When available, we use the power capacity reported by an AI supercomputer’s owner. When we cannot find a reported figure, we estimate the maximum theoretical power requirements of each AI supercomputer with the following formula:

Chip TDP × number of chips × system overhead × PUE

Chip Thermal Design Power (TDP) represents the maximum power a chip is designed to operate at. This value is public information for most AI chips, but information is not available for some Chinese chips and custom silicon, such as Google’s TPU v5p; we omit these systems from our analysis.

System overhead represents the additional power needed to run non-GPU hardware. We apply a value of 1.82 for all systems, based on NVIDIA DGX H100 server specifications. See the Assumptions section for more details on this figure.
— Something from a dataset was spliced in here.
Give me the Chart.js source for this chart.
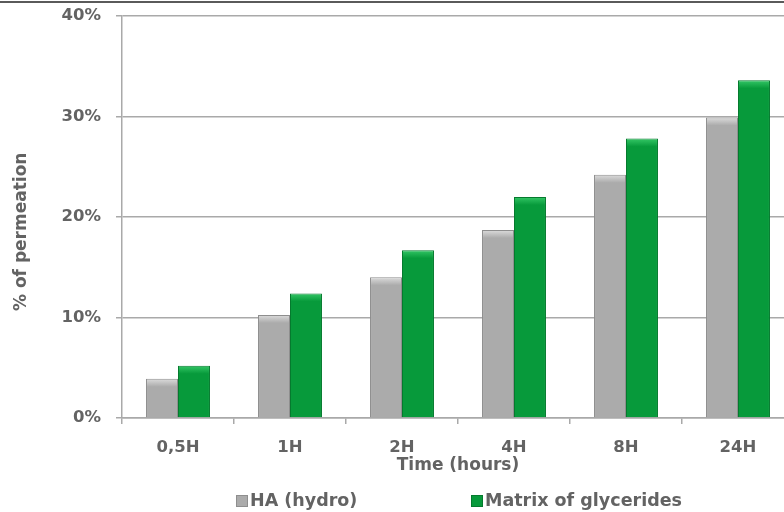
<!DOCTYPE html>
<html>
<head>
<meta charset="utf-8">
<script src="https://cdn.jsdelivr.net/npm/chart.js@4.4.1/dist/chart.umd.min.js"></script>
<style>
  html, body { margin: 0; padding: 0; background: #fff; overflow: hidden; }
  #wrap { position: relative; width: 800px; height: 512px; }
  #topline { position: absolute; left: 0; top: 1px; width: 800px; height: 0; border-top: 2px solid #5a5a5a; }
  #legend { position: absolute; top: 490px; left: 0; width: 800px; height: 22px; font: 700 17.5px "DejaVu Sans", sans-serif; color: #636363; }
  .item { position: absolute; top: 0; white-space: nowrap; line-height: 20px; }
  .box { display: inline-block; width: 12px; height: 12px; margin-right: 2px; vertical-align: -1px; box-sizing: border-box; }
</style>
</head>
<body>
<div id="wrap">
  <canvas id="c" width="800" height="512"></canvas>
  <div id="topline"></div>
  <div id="legend"></div>
</div>
<script>
const categories = ["0,5H", "1H", "2H", "4H", "8H", "24H"];
const seriesNames = ["HA (hydro)", "Matrix of glycerides"];
const haHydro = [3.9, 10.25, 14.0, 18.7, 24.2, 29.9];
const matrixGlycerides = [5.2, 12.4, 16.7, 22.0, 27.8, 33.6];
const yTicks = [0, 10, 20, 30, 40];

const fontFamily = '"DejaVu Sans", sans-serif';
const textColor = '#636363';
const gridColor = '#a9a9a9';
const grayFill = '#ababab';
const grayLight = '#dcdcdc';
const grayEdge = '#8e8e8e';
const greenFill = '#079a3b';
const greenLight = '#34c766';
const greenEdge = '#057a2e';

// top-bevel highlight, placed with the library's own y scale
function bevel(base, light) {
  return (c) => {
    const ys = c.chart.scales && c.chart.scales.y;
    if (c.type !== 'data' || !ys) return base;
    const top = ys.getPixelForValue(c.raw);
    if (!isFinite(top)) return base;
    const g = c.chart.ctx.createLinearGradient(0, top, 0, top + 8);
    g.addColorStop(0, light);
    g.addColorStop(1, base);
    return g;
  };
}

const ctx = document.getElementById('c').getContext('2d');
const chart = new Chart(ctx, {
  type: 'bar',
  data: {
    labels: categories,
    datasets: [
      { label: seriesNames[0], data: haHydro, backgroundColor: bevel(grayFill, grayLight), legendColor: grayFill, borderColor: grayEdge, borderWidth: 1, barPercentage: 1.0, categoryPercentage: 0.571 },
      { label: seriesNames[1], data: matrixGlycerides, backgroundColor: bevel(greenFill, greenLight), legendColor: greenFill, borderColor: greenEdge, borderWidth: 1, barPercentage: 1.0, categoryPercentage: 0.571 }
    ]
  },
  options: {
    responsive: false,
    animation: false,
    devicePixelRatio: 1,
    layout: { padding: { left: 0, right: 6, top: 16, bottom: 0 } },
    plugins: { legend: { display: false }, tooltip: { enabled: false } },
    scales: {
      x: {
        grid: { display: true, drawOnChartArea: false, drawTicks: true, tickLength: 6, color: gridColor, lineWidth: 1.5, offset: true },
        border: { display: true, color: gridColor, width: 1.5 },
        ticks: { color: textColor, font: { family: fontFamily, size: 16.5, weight: '700' }, padding: 14 },
        title: { display: true, text: 'Time (hours)', color: textColor, font: { family: fontFamily, size: 17, weight: '700' }, padding: { top: 0, bottom: 36 } },
        afterFit: (s) => { s.height = 94; }
      },
      y: {
        min: 0, max: 40,
        afterBuildTicks: (s) => { s.ticks = yTicks.map(v => ({ value: v })); },
        grid: { color: gridColor, lineWidth: 1.5, tickLength: 6 },
        border: { display: true, color: gridColor, width: 1.5 },
        ticks: { color: textColor, font: { family: fontFamily, size: 16.5, weight: '700' }, padding: 15, callback: (v) => v + '%' },
        title: { display: true, text: '% of permeation     ', color: textColor, font: { family: fontFamily, size: 17, weight: '700' }, padding: { top: 11, bottom: 0 } },
        afterFit: (s) => { s.width = 122; s.paddingTop = 0; s.paddingBottom = 0; }
      }
    }
  }
});

// HTML legend built from the dataset definitions
const legend = document.getElementById('legend');
const legendX = [236, 471];
chart.data.datasets.forEach((ds, i) => {
  const item = document.createElement('span');
  item.className = 'item';
  item.style.left = legendX[i] + 'px';
  const box = document.createElement('span');
  box.className = 'box';
  box.style.background = ds.legendColor;
  box.style.border = '1px solid ' + ds.borderColor;
  item.appendChild(box);
  item.appendChild(document.createTextNode(ds.label));
  legend.appendChild(item);
});
</script>
</body>
</html>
Power Usage Effectiveness (PUE) represents the overhead associated with non-IT equipment (e.g. air conditioning and power conversion inefficiencies). PUE has diminished over time as datacenters have improved their efficiency; we obtain annual figures from Shehabi et al. (2024). We subtract 0.29 from the overall PUE in each year, since the same report finds that specialized datacenters (like AI supercomputers) have an average PUE that is 0.29 lower than the overall average.

When power usage is reported by the TOP500 list, which provides average power draw during benchmarks, we multiply this figure by 1.5 to approximate peak power consumption, based on comparisons from cases where both peak and average values are known.